* [What you are asked to do]: Reproduce exactly, and nothing else, the lines from the one that contains "Output the web" through the one that contains "const W = 704, H". Leave the pictures out.

* [Lines of data]:
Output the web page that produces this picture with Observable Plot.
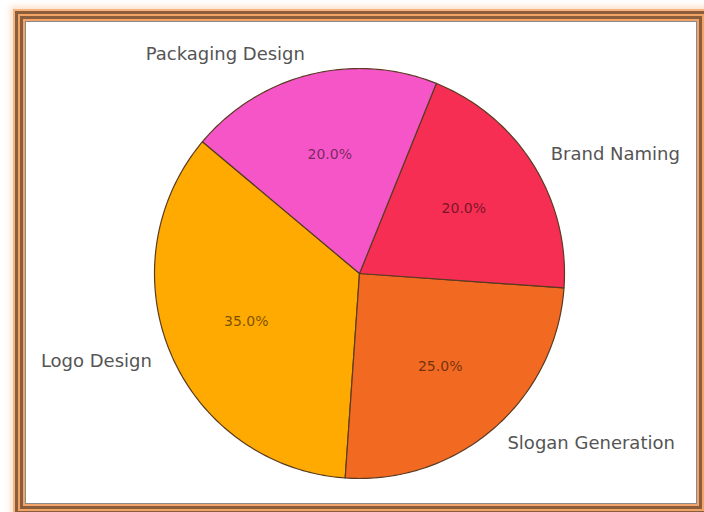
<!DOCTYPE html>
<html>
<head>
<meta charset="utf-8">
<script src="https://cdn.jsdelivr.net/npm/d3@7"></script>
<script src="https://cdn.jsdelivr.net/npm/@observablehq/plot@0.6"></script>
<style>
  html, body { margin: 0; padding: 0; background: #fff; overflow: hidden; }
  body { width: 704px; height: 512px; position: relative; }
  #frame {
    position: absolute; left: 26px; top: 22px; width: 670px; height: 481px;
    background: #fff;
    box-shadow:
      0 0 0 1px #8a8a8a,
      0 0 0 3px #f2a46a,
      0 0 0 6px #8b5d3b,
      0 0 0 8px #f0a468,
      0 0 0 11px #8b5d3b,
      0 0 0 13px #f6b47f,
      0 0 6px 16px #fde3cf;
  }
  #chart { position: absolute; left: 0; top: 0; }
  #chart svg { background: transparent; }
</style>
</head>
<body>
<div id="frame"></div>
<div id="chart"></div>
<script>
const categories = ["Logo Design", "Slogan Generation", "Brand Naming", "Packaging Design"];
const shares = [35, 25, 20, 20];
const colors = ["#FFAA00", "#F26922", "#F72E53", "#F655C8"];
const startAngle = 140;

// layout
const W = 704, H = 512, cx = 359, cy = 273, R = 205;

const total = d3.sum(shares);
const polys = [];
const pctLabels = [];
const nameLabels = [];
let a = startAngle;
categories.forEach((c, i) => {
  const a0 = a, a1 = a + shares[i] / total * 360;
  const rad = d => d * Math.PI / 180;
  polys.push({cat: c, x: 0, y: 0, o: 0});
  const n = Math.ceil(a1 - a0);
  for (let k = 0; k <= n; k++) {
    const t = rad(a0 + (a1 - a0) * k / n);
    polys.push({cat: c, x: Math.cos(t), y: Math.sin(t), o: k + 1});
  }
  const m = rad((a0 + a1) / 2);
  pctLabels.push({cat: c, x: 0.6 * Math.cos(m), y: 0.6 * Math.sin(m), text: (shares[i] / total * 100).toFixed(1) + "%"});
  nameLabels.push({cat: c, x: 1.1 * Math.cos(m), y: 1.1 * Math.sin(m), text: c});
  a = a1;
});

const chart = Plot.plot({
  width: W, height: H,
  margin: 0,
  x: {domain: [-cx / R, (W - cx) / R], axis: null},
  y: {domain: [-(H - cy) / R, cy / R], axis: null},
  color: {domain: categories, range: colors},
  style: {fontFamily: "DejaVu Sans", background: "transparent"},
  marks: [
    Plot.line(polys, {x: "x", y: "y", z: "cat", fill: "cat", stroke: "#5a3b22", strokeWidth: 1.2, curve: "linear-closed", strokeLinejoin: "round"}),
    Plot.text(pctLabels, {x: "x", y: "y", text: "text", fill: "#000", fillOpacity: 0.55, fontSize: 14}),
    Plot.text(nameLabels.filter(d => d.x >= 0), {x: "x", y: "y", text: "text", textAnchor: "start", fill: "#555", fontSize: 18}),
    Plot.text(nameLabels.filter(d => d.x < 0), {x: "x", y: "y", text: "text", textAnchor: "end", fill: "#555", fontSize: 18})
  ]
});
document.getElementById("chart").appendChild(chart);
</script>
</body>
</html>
---
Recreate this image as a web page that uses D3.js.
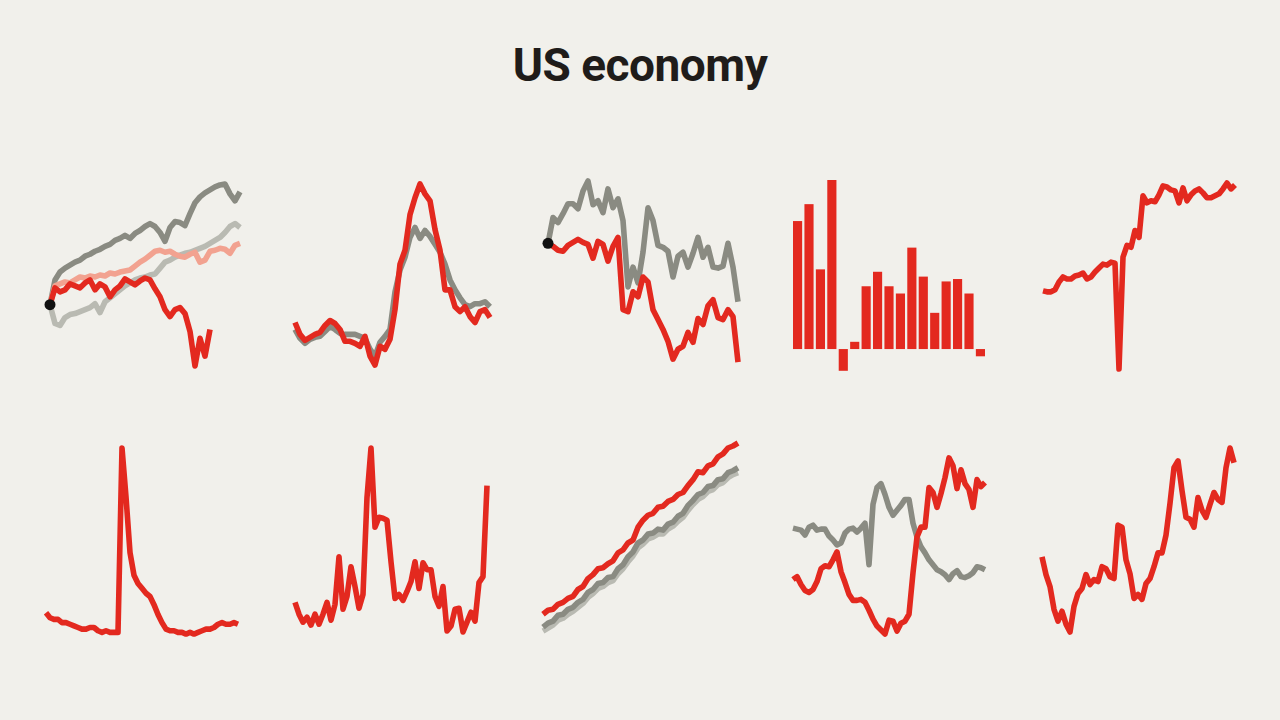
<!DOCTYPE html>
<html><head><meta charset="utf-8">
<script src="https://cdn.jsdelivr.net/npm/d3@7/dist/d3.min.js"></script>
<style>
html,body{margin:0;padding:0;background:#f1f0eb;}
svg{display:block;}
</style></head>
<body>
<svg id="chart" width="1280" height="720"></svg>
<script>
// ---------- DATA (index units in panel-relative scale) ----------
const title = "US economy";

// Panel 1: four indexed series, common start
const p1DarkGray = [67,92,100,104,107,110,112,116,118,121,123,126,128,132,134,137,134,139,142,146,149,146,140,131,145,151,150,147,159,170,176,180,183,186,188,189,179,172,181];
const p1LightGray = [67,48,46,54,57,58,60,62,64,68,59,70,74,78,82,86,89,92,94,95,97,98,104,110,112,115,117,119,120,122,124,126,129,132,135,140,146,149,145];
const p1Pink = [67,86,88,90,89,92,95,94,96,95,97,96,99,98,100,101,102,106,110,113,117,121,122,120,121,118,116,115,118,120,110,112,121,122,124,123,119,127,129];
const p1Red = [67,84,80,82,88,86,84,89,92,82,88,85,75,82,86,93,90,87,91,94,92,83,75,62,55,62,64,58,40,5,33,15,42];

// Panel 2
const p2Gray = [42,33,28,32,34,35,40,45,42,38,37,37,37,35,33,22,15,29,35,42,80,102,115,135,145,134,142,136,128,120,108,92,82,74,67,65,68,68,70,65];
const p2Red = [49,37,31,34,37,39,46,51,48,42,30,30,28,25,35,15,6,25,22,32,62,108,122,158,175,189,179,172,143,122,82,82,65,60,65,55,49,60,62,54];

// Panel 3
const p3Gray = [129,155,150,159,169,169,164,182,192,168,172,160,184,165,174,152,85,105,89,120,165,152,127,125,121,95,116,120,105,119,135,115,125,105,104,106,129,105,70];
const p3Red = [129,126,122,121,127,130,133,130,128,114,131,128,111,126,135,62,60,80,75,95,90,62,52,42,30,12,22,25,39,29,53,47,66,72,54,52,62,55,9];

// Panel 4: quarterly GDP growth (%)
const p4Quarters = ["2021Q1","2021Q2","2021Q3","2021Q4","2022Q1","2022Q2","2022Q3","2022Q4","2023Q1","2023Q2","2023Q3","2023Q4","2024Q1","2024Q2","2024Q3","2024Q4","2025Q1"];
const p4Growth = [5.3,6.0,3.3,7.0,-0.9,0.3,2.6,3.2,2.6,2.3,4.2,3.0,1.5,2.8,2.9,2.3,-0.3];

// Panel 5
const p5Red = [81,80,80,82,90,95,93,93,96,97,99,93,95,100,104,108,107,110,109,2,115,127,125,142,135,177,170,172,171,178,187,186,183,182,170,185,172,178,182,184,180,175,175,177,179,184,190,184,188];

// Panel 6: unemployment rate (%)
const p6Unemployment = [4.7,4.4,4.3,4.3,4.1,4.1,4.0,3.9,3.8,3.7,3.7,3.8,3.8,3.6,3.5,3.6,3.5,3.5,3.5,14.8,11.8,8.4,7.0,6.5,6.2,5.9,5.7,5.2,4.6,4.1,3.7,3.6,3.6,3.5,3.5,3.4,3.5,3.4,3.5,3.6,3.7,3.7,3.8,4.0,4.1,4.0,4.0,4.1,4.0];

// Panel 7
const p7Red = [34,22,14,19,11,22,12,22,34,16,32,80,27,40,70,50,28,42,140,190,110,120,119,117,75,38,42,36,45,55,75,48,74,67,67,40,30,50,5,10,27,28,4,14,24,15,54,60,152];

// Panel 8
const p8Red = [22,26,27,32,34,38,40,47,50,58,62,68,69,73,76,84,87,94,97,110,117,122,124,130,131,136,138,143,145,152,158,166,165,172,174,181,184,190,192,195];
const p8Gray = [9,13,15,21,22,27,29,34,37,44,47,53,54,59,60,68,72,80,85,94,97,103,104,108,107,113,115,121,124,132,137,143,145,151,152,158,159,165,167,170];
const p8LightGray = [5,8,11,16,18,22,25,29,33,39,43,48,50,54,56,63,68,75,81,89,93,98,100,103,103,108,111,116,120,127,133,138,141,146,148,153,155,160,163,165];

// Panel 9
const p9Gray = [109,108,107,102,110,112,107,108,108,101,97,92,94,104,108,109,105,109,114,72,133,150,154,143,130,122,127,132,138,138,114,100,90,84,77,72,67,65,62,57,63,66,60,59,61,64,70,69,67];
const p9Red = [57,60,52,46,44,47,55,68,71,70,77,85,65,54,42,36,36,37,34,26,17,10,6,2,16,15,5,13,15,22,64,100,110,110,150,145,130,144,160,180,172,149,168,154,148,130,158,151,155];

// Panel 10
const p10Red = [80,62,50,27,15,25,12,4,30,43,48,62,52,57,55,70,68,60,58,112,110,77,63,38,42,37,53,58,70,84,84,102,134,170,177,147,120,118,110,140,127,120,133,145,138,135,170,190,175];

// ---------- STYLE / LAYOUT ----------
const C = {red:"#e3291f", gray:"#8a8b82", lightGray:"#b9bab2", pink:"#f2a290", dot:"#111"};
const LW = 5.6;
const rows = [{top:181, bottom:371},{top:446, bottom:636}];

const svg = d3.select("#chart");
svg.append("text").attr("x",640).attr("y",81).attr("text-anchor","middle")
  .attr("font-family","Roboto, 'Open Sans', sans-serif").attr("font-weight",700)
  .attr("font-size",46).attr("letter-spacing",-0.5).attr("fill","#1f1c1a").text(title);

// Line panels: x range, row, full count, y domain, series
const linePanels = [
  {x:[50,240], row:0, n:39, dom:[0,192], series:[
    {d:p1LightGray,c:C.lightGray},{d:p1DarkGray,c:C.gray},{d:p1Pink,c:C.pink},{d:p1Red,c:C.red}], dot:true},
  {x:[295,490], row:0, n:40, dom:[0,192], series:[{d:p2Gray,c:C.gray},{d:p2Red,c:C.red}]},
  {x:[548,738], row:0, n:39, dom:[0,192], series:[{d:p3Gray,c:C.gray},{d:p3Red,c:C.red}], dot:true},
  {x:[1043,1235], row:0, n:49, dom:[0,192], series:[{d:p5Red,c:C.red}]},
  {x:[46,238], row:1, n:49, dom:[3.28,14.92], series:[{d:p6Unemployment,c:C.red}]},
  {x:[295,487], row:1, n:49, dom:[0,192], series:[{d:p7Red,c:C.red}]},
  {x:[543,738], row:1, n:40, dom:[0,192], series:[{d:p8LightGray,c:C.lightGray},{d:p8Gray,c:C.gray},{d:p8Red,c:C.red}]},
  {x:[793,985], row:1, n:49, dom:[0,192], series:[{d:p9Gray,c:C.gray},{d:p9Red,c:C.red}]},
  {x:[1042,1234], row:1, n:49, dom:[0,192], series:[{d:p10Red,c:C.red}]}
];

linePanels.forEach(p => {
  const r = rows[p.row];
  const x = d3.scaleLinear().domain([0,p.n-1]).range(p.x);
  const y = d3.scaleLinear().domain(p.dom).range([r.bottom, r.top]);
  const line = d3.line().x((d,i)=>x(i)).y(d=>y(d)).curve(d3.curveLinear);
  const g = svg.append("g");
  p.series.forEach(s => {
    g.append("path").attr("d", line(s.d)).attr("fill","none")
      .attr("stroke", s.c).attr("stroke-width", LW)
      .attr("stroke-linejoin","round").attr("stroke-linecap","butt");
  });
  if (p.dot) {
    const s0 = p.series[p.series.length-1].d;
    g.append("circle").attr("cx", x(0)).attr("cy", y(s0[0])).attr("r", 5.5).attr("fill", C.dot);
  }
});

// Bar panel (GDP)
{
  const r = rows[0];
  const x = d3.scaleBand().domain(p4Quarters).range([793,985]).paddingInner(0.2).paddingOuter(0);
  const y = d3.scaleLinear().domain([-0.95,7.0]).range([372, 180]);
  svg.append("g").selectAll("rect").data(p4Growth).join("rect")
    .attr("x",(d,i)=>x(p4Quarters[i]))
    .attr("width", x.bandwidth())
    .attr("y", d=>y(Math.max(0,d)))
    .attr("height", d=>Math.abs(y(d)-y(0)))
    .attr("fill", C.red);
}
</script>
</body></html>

* [Result of the task]:
Output the web page that produces this picture with Observable Plot.
<!DOCTYPE html>
<html>
<head>
<meta charset="utf-8">
<script src="https://cdn.jsdelivr.net/npm/d3@7"></script>
<script src="https://cdn.jsdelivr.net/npm/@observablehq/plot@0.6"></script>
<style>
  html, body { margin: 0; padding: 0; background: #fff; overflow: hidden; }
  body { width: 704px; height: 512px; position: relative; }
  #frame {
    position: absolute; left: 26px; top: 22px; width: 670px; height: 481px;
    background: #fff;
    box-shadow:
      0 0 0 1px #8a8a8a,
      0 0 0 3px #f2a46a,
      0 0 0 6px #8b5d3b,
      0 0 0 8px #f0a468,
      0 0 0 11px #8b5d3b,
      0 0 0 13px #f6b47f,
      0 0 6px 16px #fde3cf;
  }
  #chart { position: absolute; left: 0; top: 0; }
  #chart svg { background: transparent; }
</style>
</head>
<body>
<div id="frame"></div>
<div id="chart"></div>
<script>
const categories = ["Logo Design", "Slogan Generation", "Brand Naming", "Packaging Design"];
const shares = [35, 25, 20, 20];
const colors = ["#FFAA00", "#F26922", "#F72E53", "#F655C8"];
const startAngle = 140;

// layout
const W = 704, H = 512, cx = 359, cy = 273, R = 205;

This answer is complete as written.